If you are looking to convince the sceptics of free market capitalism then you have to let them come to the conclusion themselves without feeling like they are being coerced into thinking one way or another.
ajb
Aug 15 2011 at 6:47pm
As a supporter of free market capitalism but a skeptic about libertarianism, I can say that Caplan’s frequent (and in my view oversimplistic) directness is a motivating force in moving me FURTHER away from the positions promoted by him and Henderson.
obang
Aug 15 2011 at 9:23pm
Thank you Professor Caplan.
Clarity is the proof of the pudding. Unnecessary semantic gymnastics will do little to advance our universal well being and security. Either you say it clearly and bluntly, and get ready to face the music from the other side. Or waste our time by engaging in painful hair splitting detached from the reality on the ground.
After reading David Hume, thank God, I have become my own philosopher.
Laserlight
Aug 15 2011 at 10:46pm
@ ajb:
If you’re moving away from the positions because you disagree with them, then Caplan has helped you.

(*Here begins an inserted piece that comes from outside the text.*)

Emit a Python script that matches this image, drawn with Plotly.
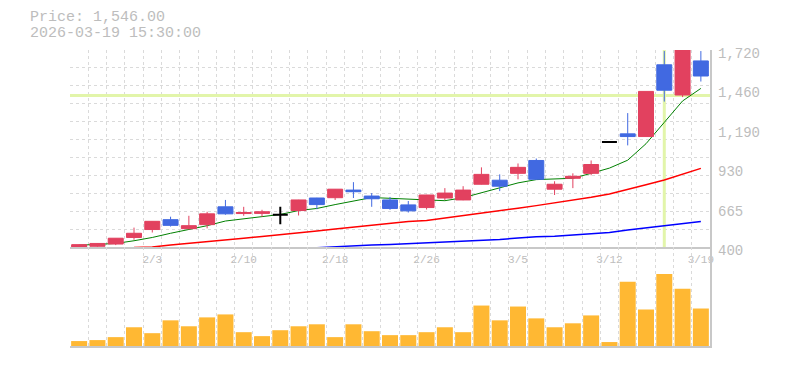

If you’re moving away from them because you don’t like the way Caplan explains them, then you ought to move away from Caplan rather than the positions.
ajb
Aug 16 2011 at 2:24am
But that’s the point. I increasingly feel that one cannot fully separate positions from who advocates them. Social science is not physics. It’s also about values and group identity and loyalty. Some aspects are clearcut. But others — such as defense or immigration — touch on issues so central to values that Caplan’s hard stance makes me realize that other positions put me in league with people who would advocate against my interests. And they make me ask if the positions one supports should always be viewed strategically, which I appreciate from Tyler.
Eric H
Aug 16 2011 at 8:14am
Haskell’s new method: is this better for his students, or for himself?
Brian
Aug 16 2011 at 10:14am
I agree with Haskell’s “as close as possible”. position when it comes to non-strategic concepts. The problem is most professors have very little relevant work experience that allows them to teach “as close as possible”. Or they refuse to be mentored by executive and professional with tons of experience.
So the “as close as possible” tend to be centered around the university system, which is unique and externally different compared to corporate America. If one works in a heavily endowed NGO or the government university examples problem are close enough to educate. Granted I am only referring to Business Professors because that is my experience, I don’t know about hard sciences or technical fields.